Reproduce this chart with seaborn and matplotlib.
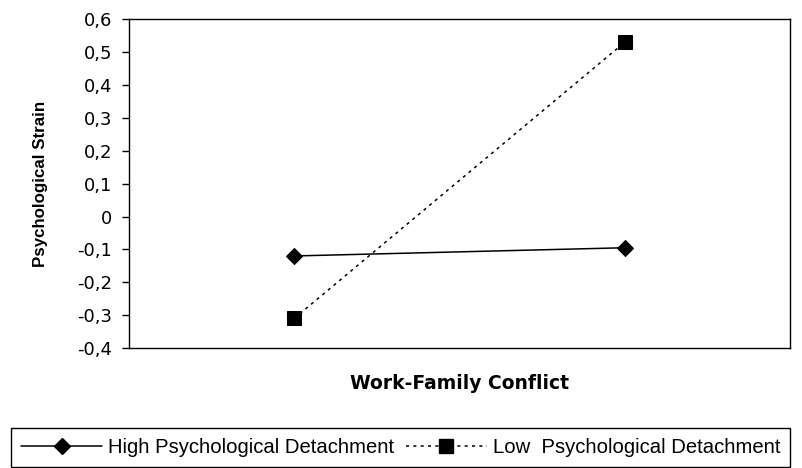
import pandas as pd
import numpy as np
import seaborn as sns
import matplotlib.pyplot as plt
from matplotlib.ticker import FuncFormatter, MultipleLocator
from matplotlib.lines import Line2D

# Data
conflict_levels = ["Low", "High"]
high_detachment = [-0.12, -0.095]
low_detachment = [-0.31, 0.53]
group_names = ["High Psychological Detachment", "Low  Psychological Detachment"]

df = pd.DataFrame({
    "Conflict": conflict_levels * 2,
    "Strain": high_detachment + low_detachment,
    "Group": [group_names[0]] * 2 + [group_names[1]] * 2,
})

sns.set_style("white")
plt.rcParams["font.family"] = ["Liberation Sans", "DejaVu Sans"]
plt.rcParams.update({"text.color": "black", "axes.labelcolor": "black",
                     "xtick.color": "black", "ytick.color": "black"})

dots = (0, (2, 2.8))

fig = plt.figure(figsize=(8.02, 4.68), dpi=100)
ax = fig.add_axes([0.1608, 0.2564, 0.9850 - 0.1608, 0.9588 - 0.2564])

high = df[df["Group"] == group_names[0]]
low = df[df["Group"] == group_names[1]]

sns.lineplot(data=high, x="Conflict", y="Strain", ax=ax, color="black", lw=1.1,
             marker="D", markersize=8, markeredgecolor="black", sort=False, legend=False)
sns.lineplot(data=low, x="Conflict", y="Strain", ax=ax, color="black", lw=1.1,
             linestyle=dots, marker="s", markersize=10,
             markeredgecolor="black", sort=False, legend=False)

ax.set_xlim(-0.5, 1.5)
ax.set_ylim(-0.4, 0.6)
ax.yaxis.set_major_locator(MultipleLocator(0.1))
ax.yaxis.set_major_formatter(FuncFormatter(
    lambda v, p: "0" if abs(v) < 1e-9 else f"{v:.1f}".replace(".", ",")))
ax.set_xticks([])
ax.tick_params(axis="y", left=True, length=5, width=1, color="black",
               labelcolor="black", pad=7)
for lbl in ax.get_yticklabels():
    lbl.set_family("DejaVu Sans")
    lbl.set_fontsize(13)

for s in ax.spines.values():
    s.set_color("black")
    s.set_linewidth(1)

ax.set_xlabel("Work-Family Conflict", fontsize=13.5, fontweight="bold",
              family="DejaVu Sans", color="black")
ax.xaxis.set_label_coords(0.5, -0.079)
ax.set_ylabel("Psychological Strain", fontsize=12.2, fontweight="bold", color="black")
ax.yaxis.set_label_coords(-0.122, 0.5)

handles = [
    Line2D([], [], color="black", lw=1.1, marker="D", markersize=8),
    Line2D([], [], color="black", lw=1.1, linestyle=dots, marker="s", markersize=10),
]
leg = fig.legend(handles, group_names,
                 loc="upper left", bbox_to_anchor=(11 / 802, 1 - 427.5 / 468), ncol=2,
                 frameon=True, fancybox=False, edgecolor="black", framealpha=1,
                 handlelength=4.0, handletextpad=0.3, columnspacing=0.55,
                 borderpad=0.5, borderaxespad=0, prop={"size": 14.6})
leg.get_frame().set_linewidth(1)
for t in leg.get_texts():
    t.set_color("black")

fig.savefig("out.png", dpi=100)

____________________

→ WHAT THE EXERCISE ASKS: Each line of the material must be retyped exactly, except that images are omitted.

→ RESPONSE TO THE EXERCISE:
Reproduce this chart with seaborn and matplotlib.
import pandas as pd
import numpy as np
import seaborn as sns
import matplotlib.pyplot as plt
from matplotlib.ticker import FuncFormatter, MultipleLocator
from matplotlib.lines import Line2D

# Data
conflict_levels = ["Low", "High"]
high_detachment = [-0.12, -0.095]
low_detachment = [-0.31, 0.53]
group_names = ["High Psychological Detachment", "Low  Psychological Detachment"]

df = pd.DataFrame({
    "Conflict": conflict_levels * 2,
    "Strain": high_detachment + low_detachment,
    "Group": [group_names[0]] * 2 + [group_names[1]] * 2,
})

sns.set_style("white")
plt.rcParams["font.family"] = ["Liberation Sans", "DejaVu Sans"]
plt.rcParams.update({"text.color": "black", "axes.labelcolor": "black",
                     "xtick.color": "black", "ytick.color": "black"})

dots = (0, (2, 2.8))

fig = plt.figure(figsize=(8.02, 4.68), dpi=100)
ax = fig.add_axes([0.1608, 0.2564, 0.9850 - 0.1608, 0.9588 - 0.2564])

high = df[df["Group"] == group_names[0]]
low = df[df["Group"] == group_names[1]]

sns.lineplot(data=high, x="Conflict", y="Strain", ax=ax, color="black", lw=1.1,
             marker="D", markersize=8, markeredgecolor="black", sort=False, legend=False)
sns.lineplot(data=low, x="Conflict", y="Strain", ax=ax, color="black", lw=1.1,
             linestyle=dots, marker="s", markersize=10,
             markeredgecolor="black", sort=False, legend=False)

ax.set_xlim(-0.5, 1.5)
ax.set_ylim(-0.4, 0.6)
ax.yaxis.set_major_locator(MultipleLocator(0.1))
ax.yaxis.set_major_formatter(FuncFormatter(
    lambda v, p: "0" if abs(v) < 1e-9 else f"{v:.1f}".replace(".", ",")))
ax.set_xticks([])
ax.tick_params(axis="y", left=True, length=5, width=1, color="black",
               labelcolor="black", pad=7)
for lbl in ax.get_yticklabels():
    lbl.set_family("DejaVu Sans")
    lbl.set_fontsize(13)

for s in ax.spines.values():
    s.set_color("black")
    s.set_linewidth(1)

ax.set_xlabel("Work-Family Conflict", fontsize=13.5, fontweight="bold",
              family="DejaVu Sans", color="black")
ax.xaxis.set_label_coords(0.5, -0.079)
ax.set_ylabel("Psychological Strain", fontsize=12.2, fontweight="bold", color="black")
ax.yaxis.set_label_coords(-0.122, 0.5)

handles = [
    Line2D([], [], color="black", lw=1.1, marker="D", markersize=8),
    Line2D([], [], color="black", lw=1.1, linestyle=dots, marker="s", markersize=10),
]
leg = fig.legend(handles, group_names,
                 loc="upper left", bbox_to_anchor=(11 / 802, 1 - 427.5 / 468), ncol=2,
                 frameon=True, fancybox=False, edgecolor="black", framealpha=1,
                 handlelength=4.0, handletextpad=0.3, columnspacing=0.55,
                 borderpad=0.5, borderaxespad=0, prop={"size": 14.6})
leg.get_frame().set_linewidth(1)
for t in leg.get_texts():
    t.set_color("black")

fig.savefig("out.png", dpi=100)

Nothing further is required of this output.